──────── Data block

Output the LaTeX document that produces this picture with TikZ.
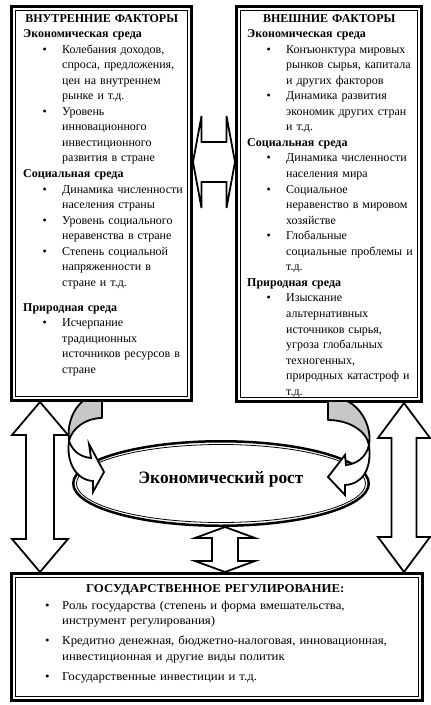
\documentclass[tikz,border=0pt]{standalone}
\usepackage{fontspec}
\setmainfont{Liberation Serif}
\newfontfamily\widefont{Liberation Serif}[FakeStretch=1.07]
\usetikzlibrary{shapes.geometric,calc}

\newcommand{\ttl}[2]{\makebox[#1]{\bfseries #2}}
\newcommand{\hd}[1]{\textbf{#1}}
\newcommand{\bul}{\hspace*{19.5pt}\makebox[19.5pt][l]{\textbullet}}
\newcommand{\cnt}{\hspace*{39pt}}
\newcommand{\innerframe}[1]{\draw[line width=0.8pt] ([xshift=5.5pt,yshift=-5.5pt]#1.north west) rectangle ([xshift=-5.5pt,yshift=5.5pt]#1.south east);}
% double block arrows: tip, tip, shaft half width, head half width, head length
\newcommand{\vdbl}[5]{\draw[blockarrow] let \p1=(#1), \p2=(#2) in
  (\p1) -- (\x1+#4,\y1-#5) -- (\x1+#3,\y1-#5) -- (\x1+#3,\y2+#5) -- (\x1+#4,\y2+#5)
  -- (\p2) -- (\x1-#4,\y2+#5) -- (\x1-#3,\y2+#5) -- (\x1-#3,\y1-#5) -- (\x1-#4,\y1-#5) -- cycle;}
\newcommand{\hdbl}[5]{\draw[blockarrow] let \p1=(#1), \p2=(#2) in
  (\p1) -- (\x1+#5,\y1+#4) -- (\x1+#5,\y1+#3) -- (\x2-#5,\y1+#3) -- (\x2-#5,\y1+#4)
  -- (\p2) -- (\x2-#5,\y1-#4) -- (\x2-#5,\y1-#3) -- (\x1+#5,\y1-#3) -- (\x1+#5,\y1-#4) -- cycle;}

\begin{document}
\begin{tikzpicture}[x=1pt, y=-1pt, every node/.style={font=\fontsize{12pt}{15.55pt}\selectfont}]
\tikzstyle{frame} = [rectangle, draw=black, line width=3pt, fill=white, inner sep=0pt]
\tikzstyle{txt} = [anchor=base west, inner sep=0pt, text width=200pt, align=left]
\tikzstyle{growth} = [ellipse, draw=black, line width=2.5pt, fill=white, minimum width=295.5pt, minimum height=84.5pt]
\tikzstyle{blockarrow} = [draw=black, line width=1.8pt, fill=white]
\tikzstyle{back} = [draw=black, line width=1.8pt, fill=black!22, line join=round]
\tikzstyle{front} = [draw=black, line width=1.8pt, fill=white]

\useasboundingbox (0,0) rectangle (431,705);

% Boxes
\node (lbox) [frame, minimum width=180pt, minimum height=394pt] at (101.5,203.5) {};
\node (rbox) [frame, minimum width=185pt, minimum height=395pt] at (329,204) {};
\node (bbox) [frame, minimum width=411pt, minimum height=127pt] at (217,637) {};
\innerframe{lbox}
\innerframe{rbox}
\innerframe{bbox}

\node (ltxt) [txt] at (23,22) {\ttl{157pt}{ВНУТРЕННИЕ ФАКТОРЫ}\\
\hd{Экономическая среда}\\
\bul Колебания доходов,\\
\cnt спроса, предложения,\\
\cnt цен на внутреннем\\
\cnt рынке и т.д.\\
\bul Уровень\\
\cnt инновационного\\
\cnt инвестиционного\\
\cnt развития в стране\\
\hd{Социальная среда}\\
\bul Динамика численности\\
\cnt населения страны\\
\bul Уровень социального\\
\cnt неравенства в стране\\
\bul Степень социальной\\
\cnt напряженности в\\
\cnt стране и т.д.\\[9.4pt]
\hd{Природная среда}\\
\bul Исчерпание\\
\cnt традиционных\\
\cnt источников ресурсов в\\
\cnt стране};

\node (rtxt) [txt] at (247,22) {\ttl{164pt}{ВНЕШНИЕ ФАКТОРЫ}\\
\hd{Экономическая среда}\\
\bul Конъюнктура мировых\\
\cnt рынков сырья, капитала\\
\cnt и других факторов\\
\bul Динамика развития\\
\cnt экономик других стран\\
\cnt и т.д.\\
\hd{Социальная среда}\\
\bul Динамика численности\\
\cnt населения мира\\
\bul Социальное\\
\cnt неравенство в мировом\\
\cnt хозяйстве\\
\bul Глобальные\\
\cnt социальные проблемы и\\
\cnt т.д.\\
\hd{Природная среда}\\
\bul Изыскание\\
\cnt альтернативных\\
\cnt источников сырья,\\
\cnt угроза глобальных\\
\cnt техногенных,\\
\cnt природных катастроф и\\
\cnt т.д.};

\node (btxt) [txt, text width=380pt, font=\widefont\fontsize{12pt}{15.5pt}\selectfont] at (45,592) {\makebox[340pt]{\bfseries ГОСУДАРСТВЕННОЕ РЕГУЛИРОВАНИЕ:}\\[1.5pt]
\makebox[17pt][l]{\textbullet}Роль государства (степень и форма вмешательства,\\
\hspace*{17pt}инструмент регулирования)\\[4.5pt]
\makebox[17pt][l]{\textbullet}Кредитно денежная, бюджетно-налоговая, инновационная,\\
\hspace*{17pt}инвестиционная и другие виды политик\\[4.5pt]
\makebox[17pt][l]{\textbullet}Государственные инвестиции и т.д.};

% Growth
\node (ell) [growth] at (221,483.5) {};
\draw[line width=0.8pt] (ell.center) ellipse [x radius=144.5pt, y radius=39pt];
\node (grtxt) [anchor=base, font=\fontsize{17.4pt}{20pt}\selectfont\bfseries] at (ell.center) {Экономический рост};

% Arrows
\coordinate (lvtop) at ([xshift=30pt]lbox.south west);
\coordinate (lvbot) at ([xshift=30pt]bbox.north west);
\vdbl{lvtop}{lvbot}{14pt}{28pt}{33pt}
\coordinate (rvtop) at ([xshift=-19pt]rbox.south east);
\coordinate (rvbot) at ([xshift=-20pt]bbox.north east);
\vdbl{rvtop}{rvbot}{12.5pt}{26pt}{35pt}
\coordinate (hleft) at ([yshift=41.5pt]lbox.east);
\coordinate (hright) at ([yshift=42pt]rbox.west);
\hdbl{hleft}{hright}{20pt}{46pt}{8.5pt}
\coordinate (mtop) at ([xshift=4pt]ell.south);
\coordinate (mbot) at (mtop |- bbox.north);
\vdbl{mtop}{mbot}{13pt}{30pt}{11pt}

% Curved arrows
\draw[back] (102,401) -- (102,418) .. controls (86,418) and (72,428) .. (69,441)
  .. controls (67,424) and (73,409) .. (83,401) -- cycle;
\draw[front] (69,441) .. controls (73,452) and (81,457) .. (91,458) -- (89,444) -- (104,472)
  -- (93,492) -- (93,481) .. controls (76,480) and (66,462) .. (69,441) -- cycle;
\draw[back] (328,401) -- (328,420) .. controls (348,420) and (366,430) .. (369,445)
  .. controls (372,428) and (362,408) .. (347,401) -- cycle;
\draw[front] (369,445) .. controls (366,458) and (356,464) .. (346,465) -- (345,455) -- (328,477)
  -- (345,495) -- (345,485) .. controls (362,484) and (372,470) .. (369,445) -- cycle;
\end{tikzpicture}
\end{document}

────────────────

Given task »
Copy nothing but the lines from the first one in the listing through the line with "-- (\p2) -- (\x2-#5,\y1-#4)", and omit the pictures.

Complete output »
Output the LaTeX document that produces this picture with TikZ.
\documentclass[tikz,border=0pt]{standalone}
\usepackage{fontspec}
\setmainfont{Liberation Serif}
\newfontfamily\widefont{Liberation Serif}[FakeStretch=1.07]
\usetikzlibrary{shapes.geometric,calc}

\newcommand{\ttl}[2]{\makebox[#1]{\bfseries #2}}
\newcommand{\hd}[1]{\textbf{#1}}
\newcommand{\bul}{\hspace*{19.5pt}\makebox[19.5pt][l]{\textbullet}}
\newcommand{\cnt}{\hspace*{39pt}}
\newcommand{\innerframe}[1]{\draw[line width=0.8pt] ([xshift=5.5pt,yshift=-5.5pt]#1.north west) rectangle ([xshift=-5.5pt,yshift=5.5pt]#1.south east);}
% double block arrows: tip, tip, shaft half width, head half width, head length
\newcommand{\vdbl}[5]{\draw[blockarrow] let \p1=(#1), \p2=(#2) in
  (\p1) -- (\x1+#4,\y1-#5) -- (\x1+#3,\y1-#5) -- (\x1+#3,\y2+#5) -- (\x1+#4,\y2+#5)
  -- (\p2) -- (\x1-#4,\y2+#5) -- (\x1-#3,\y2+#5) -- (\x1-#3,\y1-#5) -- (\x1-#4,\y1-#5) -- cycle;}
\newcommand{\hdbl}[5]{\draw[blockarrow] let \p1=(#1), \p2=(#2) in
  (\p1) -- (\x1+#5,\y1+#4) -- (\x1+#5,\y1+#3) -- (\x2-#5,\y1+#3) -- (\x2-#5,\y1+#4)
  -- (\p2) -- (\x2-#5,\y1-#4) -- (\x2-#5,\y1-#3) -- (\x1+#5,\y1-#3) -- (\x1+#5,\y1-#4) -- cycle;}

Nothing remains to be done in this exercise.